EXTRACTED RECORDS:
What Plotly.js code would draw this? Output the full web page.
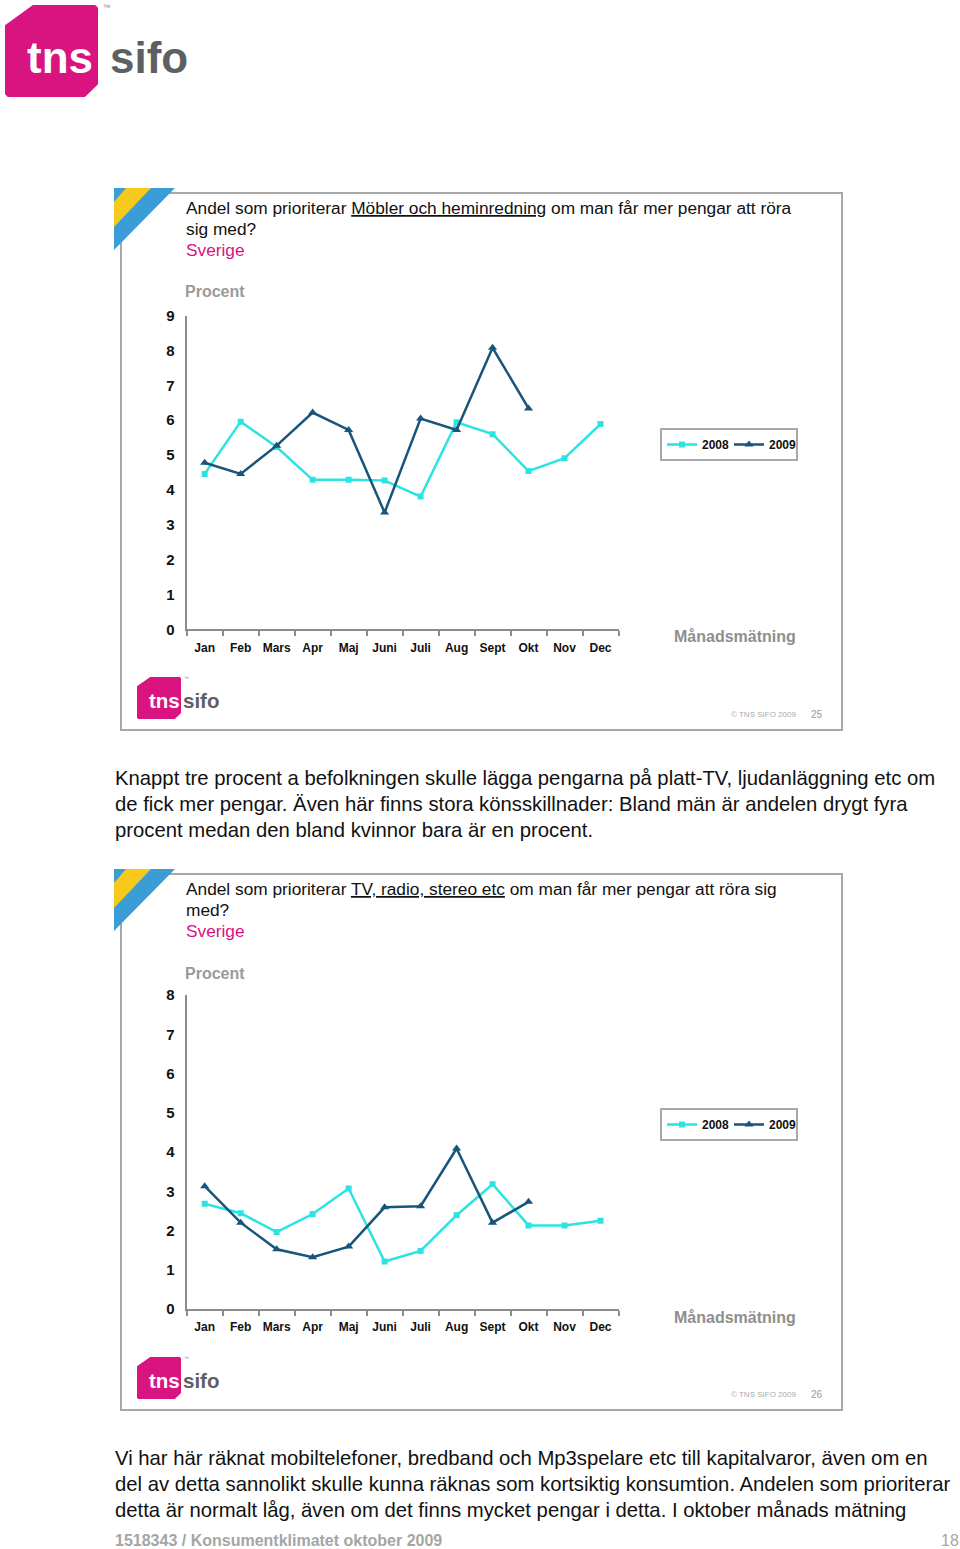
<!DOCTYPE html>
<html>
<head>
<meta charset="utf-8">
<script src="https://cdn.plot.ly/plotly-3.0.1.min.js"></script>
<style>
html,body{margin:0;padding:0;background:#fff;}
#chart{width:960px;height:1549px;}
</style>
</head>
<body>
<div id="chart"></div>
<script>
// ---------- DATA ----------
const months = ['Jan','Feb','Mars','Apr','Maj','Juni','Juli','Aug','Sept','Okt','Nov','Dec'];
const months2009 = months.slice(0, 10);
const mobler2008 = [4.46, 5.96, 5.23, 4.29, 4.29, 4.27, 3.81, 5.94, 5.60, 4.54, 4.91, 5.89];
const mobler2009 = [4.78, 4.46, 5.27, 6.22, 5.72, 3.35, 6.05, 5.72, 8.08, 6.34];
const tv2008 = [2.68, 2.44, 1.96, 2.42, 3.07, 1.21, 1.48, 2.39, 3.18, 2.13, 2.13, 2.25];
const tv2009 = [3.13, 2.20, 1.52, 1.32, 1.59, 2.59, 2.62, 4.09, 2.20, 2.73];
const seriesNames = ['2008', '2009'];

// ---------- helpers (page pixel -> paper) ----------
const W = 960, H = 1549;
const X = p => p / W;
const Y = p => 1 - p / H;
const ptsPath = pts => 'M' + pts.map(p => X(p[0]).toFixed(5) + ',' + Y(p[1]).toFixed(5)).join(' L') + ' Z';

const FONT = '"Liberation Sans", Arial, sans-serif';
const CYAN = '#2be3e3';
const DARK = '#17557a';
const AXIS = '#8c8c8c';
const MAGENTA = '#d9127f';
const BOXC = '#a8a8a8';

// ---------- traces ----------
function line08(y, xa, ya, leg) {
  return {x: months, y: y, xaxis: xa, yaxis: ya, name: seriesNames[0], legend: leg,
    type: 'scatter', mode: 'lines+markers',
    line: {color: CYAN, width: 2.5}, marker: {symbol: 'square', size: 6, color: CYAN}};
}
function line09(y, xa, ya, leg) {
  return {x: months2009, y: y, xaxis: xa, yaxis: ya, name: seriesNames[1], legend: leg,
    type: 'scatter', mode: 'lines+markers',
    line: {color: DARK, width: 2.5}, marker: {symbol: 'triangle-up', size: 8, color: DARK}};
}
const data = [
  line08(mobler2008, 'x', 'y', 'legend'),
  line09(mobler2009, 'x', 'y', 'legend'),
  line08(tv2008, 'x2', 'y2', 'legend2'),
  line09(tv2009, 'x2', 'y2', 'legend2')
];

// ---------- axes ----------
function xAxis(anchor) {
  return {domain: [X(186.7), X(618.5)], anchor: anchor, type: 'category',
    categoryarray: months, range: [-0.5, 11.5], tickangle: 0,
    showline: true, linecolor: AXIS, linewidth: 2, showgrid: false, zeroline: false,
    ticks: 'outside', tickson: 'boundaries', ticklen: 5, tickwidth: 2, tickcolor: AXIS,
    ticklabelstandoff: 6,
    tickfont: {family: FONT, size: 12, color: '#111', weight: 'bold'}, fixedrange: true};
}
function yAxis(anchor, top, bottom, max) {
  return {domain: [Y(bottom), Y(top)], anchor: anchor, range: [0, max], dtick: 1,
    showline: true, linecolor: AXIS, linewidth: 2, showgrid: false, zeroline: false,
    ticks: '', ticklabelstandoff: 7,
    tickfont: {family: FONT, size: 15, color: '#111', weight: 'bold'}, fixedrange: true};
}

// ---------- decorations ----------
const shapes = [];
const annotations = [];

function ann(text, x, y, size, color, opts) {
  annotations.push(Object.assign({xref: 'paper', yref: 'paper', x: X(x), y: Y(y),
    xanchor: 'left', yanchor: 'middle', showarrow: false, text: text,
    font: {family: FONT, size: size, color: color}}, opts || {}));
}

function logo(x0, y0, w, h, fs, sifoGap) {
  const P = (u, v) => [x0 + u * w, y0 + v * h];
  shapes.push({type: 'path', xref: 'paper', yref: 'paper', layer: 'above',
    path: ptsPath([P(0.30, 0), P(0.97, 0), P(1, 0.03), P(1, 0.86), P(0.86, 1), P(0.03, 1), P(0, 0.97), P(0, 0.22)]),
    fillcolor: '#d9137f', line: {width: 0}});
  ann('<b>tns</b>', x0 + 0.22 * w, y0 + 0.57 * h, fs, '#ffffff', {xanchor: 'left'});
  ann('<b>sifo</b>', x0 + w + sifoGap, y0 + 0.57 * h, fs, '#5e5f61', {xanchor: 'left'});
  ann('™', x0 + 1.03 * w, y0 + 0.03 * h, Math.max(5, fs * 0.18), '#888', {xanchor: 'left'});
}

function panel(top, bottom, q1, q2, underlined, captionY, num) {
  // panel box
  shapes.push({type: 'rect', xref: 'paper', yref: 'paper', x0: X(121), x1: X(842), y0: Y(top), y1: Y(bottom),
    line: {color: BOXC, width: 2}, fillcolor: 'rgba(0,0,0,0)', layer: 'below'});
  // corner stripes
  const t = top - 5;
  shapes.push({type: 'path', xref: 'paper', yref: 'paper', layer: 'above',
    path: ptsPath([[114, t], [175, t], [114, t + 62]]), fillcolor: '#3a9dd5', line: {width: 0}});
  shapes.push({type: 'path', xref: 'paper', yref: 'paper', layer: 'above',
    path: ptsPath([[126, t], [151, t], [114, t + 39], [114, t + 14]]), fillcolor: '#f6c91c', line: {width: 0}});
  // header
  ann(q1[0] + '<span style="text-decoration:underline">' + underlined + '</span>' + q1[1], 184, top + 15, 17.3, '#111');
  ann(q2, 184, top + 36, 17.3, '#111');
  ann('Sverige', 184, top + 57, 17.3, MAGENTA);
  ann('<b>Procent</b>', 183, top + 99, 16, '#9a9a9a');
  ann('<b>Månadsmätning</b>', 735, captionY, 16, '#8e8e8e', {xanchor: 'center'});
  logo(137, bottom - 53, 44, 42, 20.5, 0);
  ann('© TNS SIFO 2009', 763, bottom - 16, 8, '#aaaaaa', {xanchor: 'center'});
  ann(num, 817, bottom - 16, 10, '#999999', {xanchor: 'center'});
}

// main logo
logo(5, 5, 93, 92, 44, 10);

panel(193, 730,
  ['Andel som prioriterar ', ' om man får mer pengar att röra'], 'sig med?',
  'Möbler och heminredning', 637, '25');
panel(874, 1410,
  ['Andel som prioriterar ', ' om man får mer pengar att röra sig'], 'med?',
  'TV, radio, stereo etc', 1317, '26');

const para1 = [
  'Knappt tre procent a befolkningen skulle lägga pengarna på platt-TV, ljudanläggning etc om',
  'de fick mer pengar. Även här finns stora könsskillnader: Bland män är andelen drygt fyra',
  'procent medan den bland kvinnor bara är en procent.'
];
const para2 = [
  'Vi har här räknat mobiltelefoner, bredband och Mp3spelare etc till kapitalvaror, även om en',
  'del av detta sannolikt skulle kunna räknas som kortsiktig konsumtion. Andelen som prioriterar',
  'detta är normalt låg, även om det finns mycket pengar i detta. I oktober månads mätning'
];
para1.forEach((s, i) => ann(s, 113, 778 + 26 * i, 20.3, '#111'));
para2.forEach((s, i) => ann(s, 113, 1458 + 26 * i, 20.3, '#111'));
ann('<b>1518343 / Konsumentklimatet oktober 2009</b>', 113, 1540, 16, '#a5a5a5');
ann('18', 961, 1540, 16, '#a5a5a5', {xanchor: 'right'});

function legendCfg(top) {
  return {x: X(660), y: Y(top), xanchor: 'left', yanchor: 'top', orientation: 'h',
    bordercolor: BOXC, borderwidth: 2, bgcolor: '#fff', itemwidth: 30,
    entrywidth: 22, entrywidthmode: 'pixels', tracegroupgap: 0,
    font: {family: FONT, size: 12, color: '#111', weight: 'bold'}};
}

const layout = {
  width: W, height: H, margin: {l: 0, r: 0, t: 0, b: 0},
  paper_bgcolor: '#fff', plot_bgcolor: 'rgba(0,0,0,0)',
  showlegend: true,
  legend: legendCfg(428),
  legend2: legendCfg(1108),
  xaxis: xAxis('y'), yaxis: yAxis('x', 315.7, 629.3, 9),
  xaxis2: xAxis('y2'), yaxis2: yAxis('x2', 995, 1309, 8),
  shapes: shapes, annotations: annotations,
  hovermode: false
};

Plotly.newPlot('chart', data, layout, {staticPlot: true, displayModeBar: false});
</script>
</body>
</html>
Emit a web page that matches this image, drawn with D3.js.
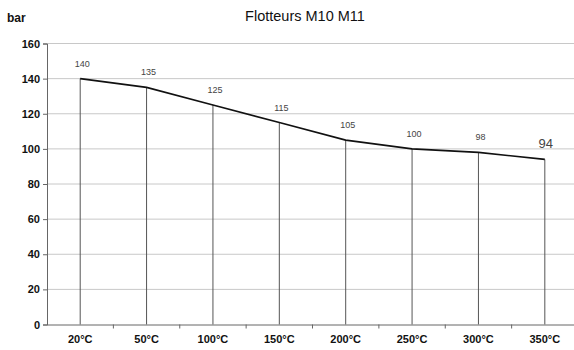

WORK REQUIRED: Write out exactly the opening lines of the data, stopping after the line that holds "const seriesNames = ['2008', '2009'];". Exclude pictures.

TASK OUTPUT:
What Plotly.js code would draw this? Output the full web page.
<!DOCTYPE html>
<html>
<head>
<meta charset="utf-8">
<script src="https://cdn.plot.ly/plotly-3.0.1.min.js"></script>
<style>
html,body{margin:0;padding:0;background:#fff;}
#chart{width:960px;height:1549px;}
</style>
</head>
<body>
<div id="chart"></div>
<script>
// ---------- DATA ----------
const months = ['Jan','Feb','Mars','Apr','Maj','Juni','Juli','Aug','Sept','Okt','Nov','Dec'];
const months2009 = months.slice(0, 10);
const mobler2008 = [4.46, 5.96, 5.23, 4.29, 4.29, 4.27, 3.81, 5.94, 5.60, 4.54, 4.91, 5.89];
const mobler2009 = [4.78, 4.46, 5.27, 6.22, 5.72, 3.35, 6.05, 5.72, 8.08, 6.34];
const tv2008 = [2.68, 2.44, 1.96, 2.42, 3.07, 1.21, 1.48, 2.39, 3.18, 2.13, 2.13, 2.25];
const tv2009 = [3.13, 2.20, 1.52, 1.32, 1.59, 2.59, 2.62, 4.09, 2.20, 2.73];
const seriesNames = ['2008', '2009'];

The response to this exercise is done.